Many guests merely view the initial Airbnb page giving the first name of the host. However, if you click further on the host’s photo you’ll see the host of the Predslavynska Street property has 39 listings. So this professional host or property manager is hardly “an independent person that lives in Kiev.”

In fact this professional host may not be headquartered in Ukraine at all and could be a corporation in Russia or practically anywhere.

It’s a similar story for Christopher Cartwright, a Twitter user who reserved a two-bedroom apartment on Leontovycha Street in Kiev. He used the hashtag #StandWithUkraine and suggested “you can also send money to the army to buy weapons. I did that too. F.K. Russia.”

But if Cartwright thought he was helping a Ukrainian individual or family with little income, he might be way off the mark. Cartwright’s host is a superhost with 13 listings. Not too many Ukrainian citizens have the means to own or rent 13 properties.

It was a similar deal for Twitter user @reptiletoes, who said of her Ukraine booking, “I picked host/rooms that were less than $30 US. With single rentals. Verified and established.”

However, the serviced apartment that she booked in Kharkiv Oblast, Ukraine, is hosted by superhost Marina, who has 26 listings. The listing said Marina lives in Ukraine, which may be true. It doesn’t necessarily mean that the company Marina is involved with is Ukraine-based. Property managers often select a co-host to manage properties at the local level.

To its credit, Airbnb has waived host and guest fees in Ukraine to show its solidarity with Ukraine, and CEO Brian Chesky wrote on Twitter two days ago: “In 48 hours, 61,406 nights have been booked in Ukraine. That’s $1.9M going to Hosts in need.”

Airbnb didn’t directly respond to questions about people being confused about whether they were booking with an individual host or a pro, and the fact that Airbnb doesn’t identify property managers as such on its platform.
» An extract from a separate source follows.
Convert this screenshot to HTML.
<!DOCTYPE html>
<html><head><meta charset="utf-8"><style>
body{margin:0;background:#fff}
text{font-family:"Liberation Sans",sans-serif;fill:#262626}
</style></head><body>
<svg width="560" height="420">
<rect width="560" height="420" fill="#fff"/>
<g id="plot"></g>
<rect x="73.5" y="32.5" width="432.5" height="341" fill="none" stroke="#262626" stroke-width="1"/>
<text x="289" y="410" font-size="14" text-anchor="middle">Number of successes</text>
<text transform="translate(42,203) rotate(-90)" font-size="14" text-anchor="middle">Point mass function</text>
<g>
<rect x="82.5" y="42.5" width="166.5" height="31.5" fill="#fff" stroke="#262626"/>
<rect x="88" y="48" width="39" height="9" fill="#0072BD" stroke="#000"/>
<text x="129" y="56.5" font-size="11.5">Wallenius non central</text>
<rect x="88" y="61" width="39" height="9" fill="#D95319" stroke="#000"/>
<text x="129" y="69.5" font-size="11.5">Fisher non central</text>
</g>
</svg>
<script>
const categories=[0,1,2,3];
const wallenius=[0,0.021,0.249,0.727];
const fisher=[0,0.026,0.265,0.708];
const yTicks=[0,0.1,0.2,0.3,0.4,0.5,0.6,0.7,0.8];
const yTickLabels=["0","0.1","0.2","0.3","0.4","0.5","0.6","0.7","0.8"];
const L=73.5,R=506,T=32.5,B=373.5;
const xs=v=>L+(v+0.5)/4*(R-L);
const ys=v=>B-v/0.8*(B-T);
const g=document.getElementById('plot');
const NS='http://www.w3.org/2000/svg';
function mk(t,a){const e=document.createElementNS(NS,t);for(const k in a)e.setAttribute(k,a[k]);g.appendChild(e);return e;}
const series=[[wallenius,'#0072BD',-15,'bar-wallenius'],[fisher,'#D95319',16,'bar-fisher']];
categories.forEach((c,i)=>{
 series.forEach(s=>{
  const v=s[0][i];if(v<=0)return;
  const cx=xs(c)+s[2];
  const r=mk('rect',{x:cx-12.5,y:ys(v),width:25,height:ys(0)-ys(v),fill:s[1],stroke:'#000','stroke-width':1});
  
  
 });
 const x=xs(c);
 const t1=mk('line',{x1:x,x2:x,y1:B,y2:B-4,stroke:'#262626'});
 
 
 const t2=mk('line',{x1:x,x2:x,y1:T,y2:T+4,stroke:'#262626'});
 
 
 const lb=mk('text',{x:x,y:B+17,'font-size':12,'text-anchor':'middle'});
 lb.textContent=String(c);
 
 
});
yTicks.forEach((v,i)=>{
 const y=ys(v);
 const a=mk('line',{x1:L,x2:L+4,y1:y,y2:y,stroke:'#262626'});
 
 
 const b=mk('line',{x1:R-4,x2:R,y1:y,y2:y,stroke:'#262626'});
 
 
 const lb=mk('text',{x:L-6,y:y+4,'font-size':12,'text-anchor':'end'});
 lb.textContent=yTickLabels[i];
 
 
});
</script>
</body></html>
In response, an Airbnb spokesperson said: “We are so humbled by the inspiring generosity of our community during this moment of crisis. Airbnb is temporarily waiving guest and Host fees on bookings in Ukraine at this time. We also encourage anyone interested in getting involved with Airbnb.org to go to airbnb.org/help-ukraine, and support Airbnb.org’s initiative to provide housing to refugees fleeing Ukraine, by becoming a Host or donating. To date, we have seen an overwhelming response to this effort, with nearly 1.2 million visitors to this page.”
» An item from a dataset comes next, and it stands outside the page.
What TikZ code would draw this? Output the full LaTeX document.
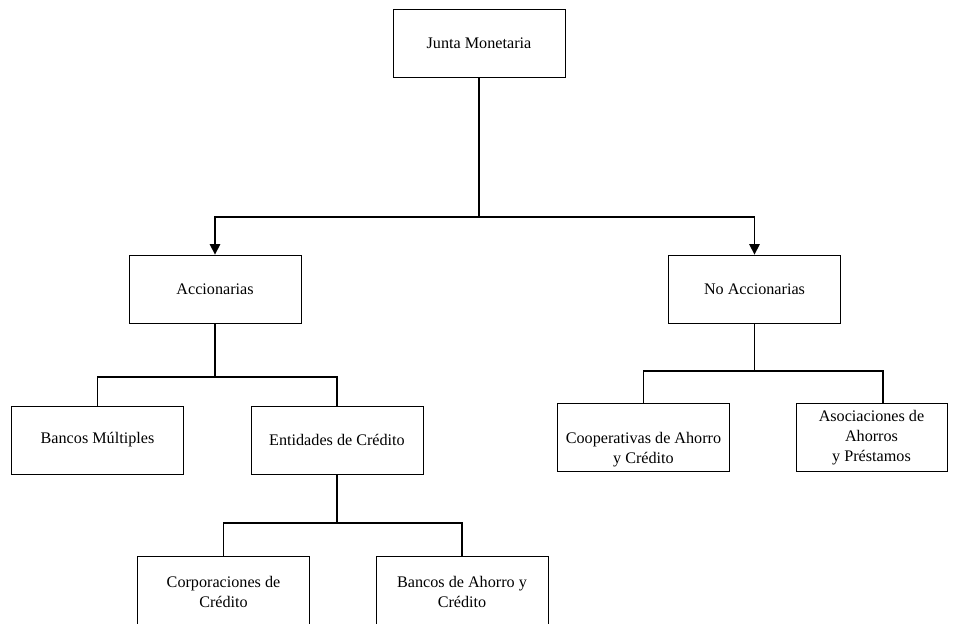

The spokesperson also suggested that bookers read the reviews about hosts to see how long they’ve been hosting and to find out additional information.

While bookers may be transferring money may to small-time hosts under duress and small businesses in Ukraine, a chunk of those well-meant bookings is going to big property managers who might not even be located in Ukraine. Bloomberg reported that nearly 75 percent of these bookings come from people in North America and the UK.

It’s well-known, for example, that Russian companies have substantial investments in Ukraine, including in the property management sector, so some of this well-intentioned bookers may be sending money to Russian investors, and not under-duress Ukrainian citizens.

TV channel London Live tweeted that Simon Calder of Calder Travel said during an Instagram Live feed that “using Airbnb as a way to donate to Ukraine could inadvertently help Russia.” 

The idea for booking Ukraine stays as acts of solidarity for guests who never intend to visit the war zone came from an Instagram account, Quentin Quarantino, who wrote: “I shared an idea to support Ukraine by booking rooms for rent on Airbnb. 24 hours later, 100’s of people are booking Airbnbs in Ukraine as a way to send immediate monetary assistance to people in hard-hit areas. The messages in response from the hosts are so moving.”

Airbnb, which has waived fees in Ukraine, endorsed the idea. Airbnb’s Chesky wrote on Twitter: “Such a cool idea from our community. Thank you.”

Some Twitter users have questioned the effort, arguing that some of the money may not be going to the intended people, and that support might be more effective if directed to the Red Cross or other aid organizations on the ground.